Short exercise:
Find how many lines in the material hold the word "matplotlib", then state that number and nothing more.

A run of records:
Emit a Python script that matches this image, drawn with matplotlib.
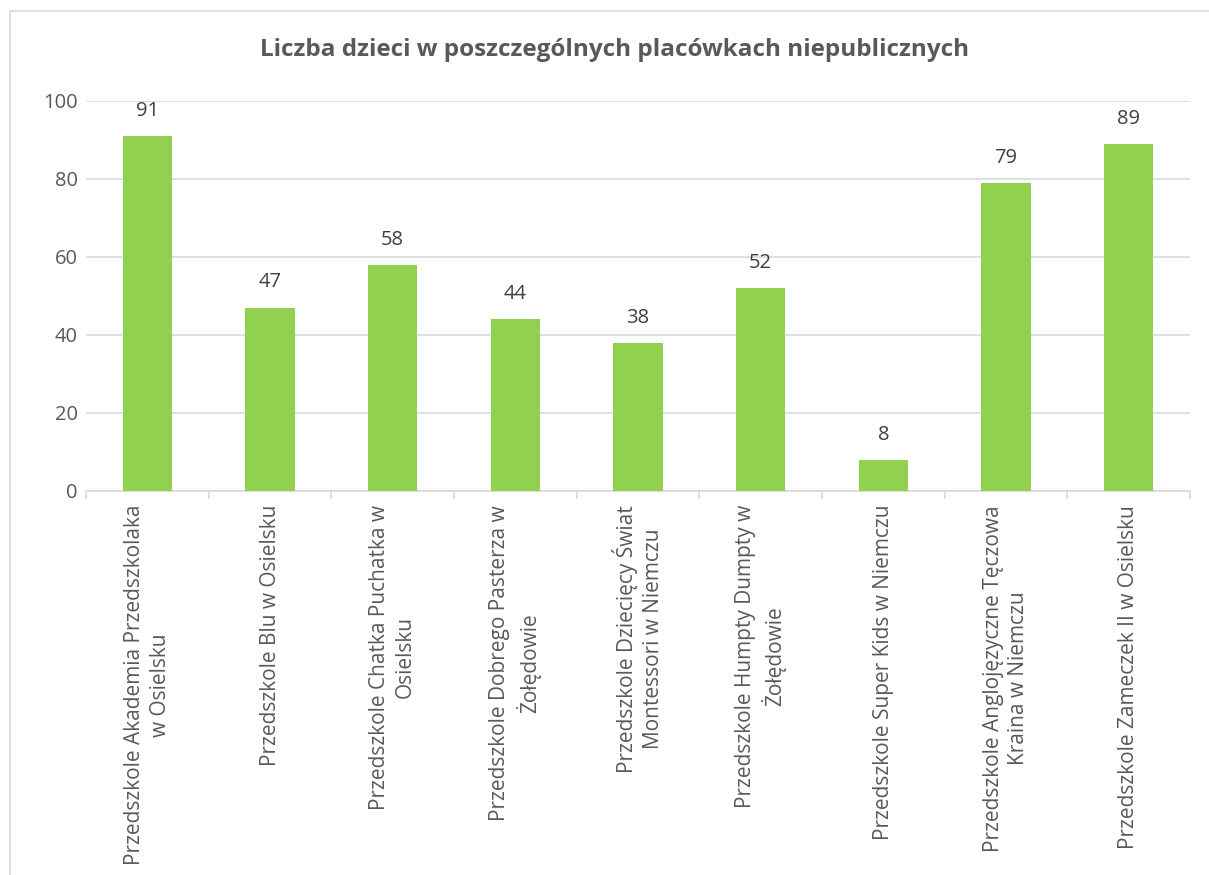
import matplotlib
matplotlib.use("Agg")
import matplotlib.pyplot as plt
from matplotlib.patches import Rectangle
import numpy as np

title = "Liczba dzieci w poszczególnych placówkach niepublicznych"
categories = [
    "Przedszkole Akademia Przedszkolaka\nw Osielsku",
    "Przedszkole Blu w Osielsku",
    "Przedszkole Chatka Puchatka w\nOsielsku",
    "Przedszkole Dobrego Pasterza w\nŻołędowie",
    "Przedszkole Dziecięcy Świat\nMontessori w Niemczu",
    "Przedszkole Humpty Dumpty w\nŻołędowie",
    "Przedszkole Super Kids w Niemczu",
    "Przedszkole Anglojęzyczne Tęczowa\nKraina w Niemczu",
    "Przedszkole Zameczek II w Osielsku",
]
values = [91, 47, 58, 44, 38, 52, 8, 79, 89]
yticks = [0, 20, 40, 60, 80, 100]

plt.rcParams['font.family'] = ['Open Sans', 'DejaVu Sans']
W, H = 1209, 875
fig = plt.figure(figsize=(W / 100, H / 100), dpi=100)
fig.patch.set_facecolor('white')

# chart border (cropped screenshot)
fig.patches.append(Rectangle((10 / W, -0.1), 1.2, 1 - 11 / H + 0.1,
                             transform=fig.transFigure, fill=False,
                             edgecolor='#d9d9d9', linewidth=1.2))

ax = fig.add_axes([86 / W, 1 - 491 / H, (1190 - 86) / W, (491 - 101) / H])
x = np.arange(len(values))
bars = ax.bar(x, values, width=0.4, color='#92d050', zorder=3)
ax.set_xlim(-0.5, len(values) - 0.5)
ax.set_ylim(0, 100)
ax.set_yticks(yticks)
ax.yaxis.grid(True, color='#d9d9d9', linewidth=1.2, zorder=0)
for s in ['top', 'right', 'left']:
    ax.spines[s].set_visible(False)
ax.spines['bottom'].set_color('#d9d9d9')
ax.spines['bottom'].set_linewidth(1.2)
ax.tick_params(axis='y', length=0, labelsize=14.5, labelcolor='#595959', pad=6)
ax.set_xticks(np.arange(-0.5, len(values), 1.0))
ax.set_xticklabels([])
ax.tick_params(axis='x', which='major', length=6, color='#d9d9d9', width=1.2)
ax.set_xticks(x, minor=True)
ax.set_xticklabels(categories, minor=True, rotation=90, ha='center', va='top',
                   multialignment='center', fontsize=15, color='#595959',
                   linespacing=1.3)
ax.tick_params(axis='x', which='minor', length=0, pad=10)

for b, v in zip(bars, values):
    ax.annotate(str(v), (b.get_x() + b.get_width() / 2, v), xytext=(0, 11),
                textcoords='offset points', ha='center', va='bottom',
                fontsize=14.5, color='#404040')

fig.text(615 / W, 1 - 50 / H, title, ha='center', va='center', fontsize=17.5,
         fontweight='bold', color='#595959')

fig.savefig('out.png', dpi=100)
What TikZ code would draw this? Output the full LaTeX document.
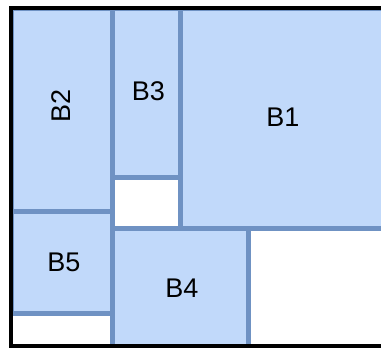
\documentclass[tikz,border=0pt]{standalone}
\usepackage{fontspec}
\setmainfont{Liberation Sans}
\definecolor{boxfill}{RGB}{193,217,250}
\definecolor{boxline}{RGB}{111,146,195}
\tikzset{
  blk/.style={fill=boxfill, draw=boxline, line width=5pt},
  lbl/.style={font=\fontsize{27}{27}\selectfont, inner sep=0pt, text=black},
  frame/.style={draw=black, line width=4.5pt}
}
\begin{document}
\begin{tikzpicture}[x=1pt,y=-1pt]
\useasboundingbox (0,0) rectangle (381,348);
\clip (0,0) rectangle (381,348);
\fill[white] (0,0) rectangle (381,348);
% boxes
\draw[blk] (180.5,8) rectangle (395,228.5);
\draw[blk] (11,8) rectangle (112.5,211);
\draw[blk] (112.5,8) rectangle (180.5,177.5);
\draw[blk] (11,211) rectangle (112.5,313.5);
\draw[blk] (112.5,228.5) rectangle (248.5,352);
% labels
\node[lbl] (b1) at (283,117) {B1};
\node[lbl, rotate=90] (b2) at (61.5,106) {B2};
\node[lbl] (b3) at (148.5,91) {B3};
\node[lbl] (b4) at (182,288) {B4};
\node[lbl] (b5) at (64,262) {B5};
% outer frame
\draw[frame] (395,8) -- (11,8) -- (11,346) -- (395,346);
\end{tikzpicture}
\end{document}
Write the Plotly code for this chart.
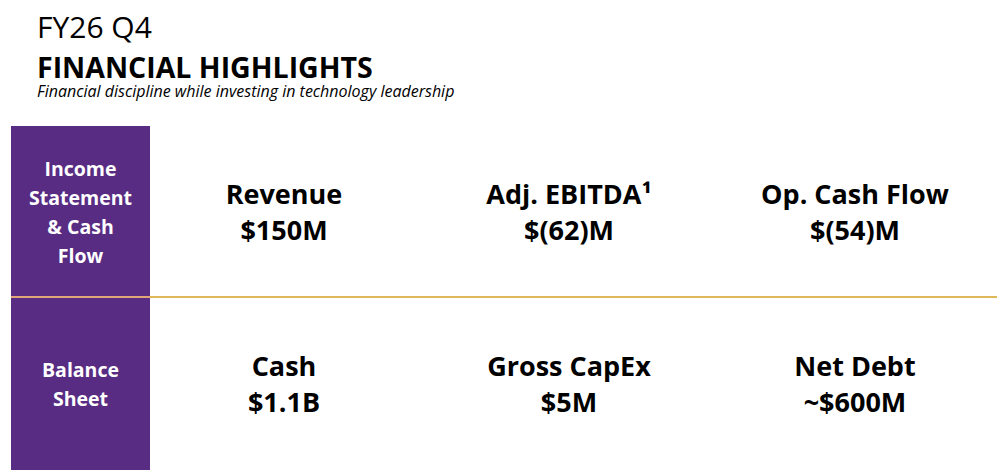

Full answer:
5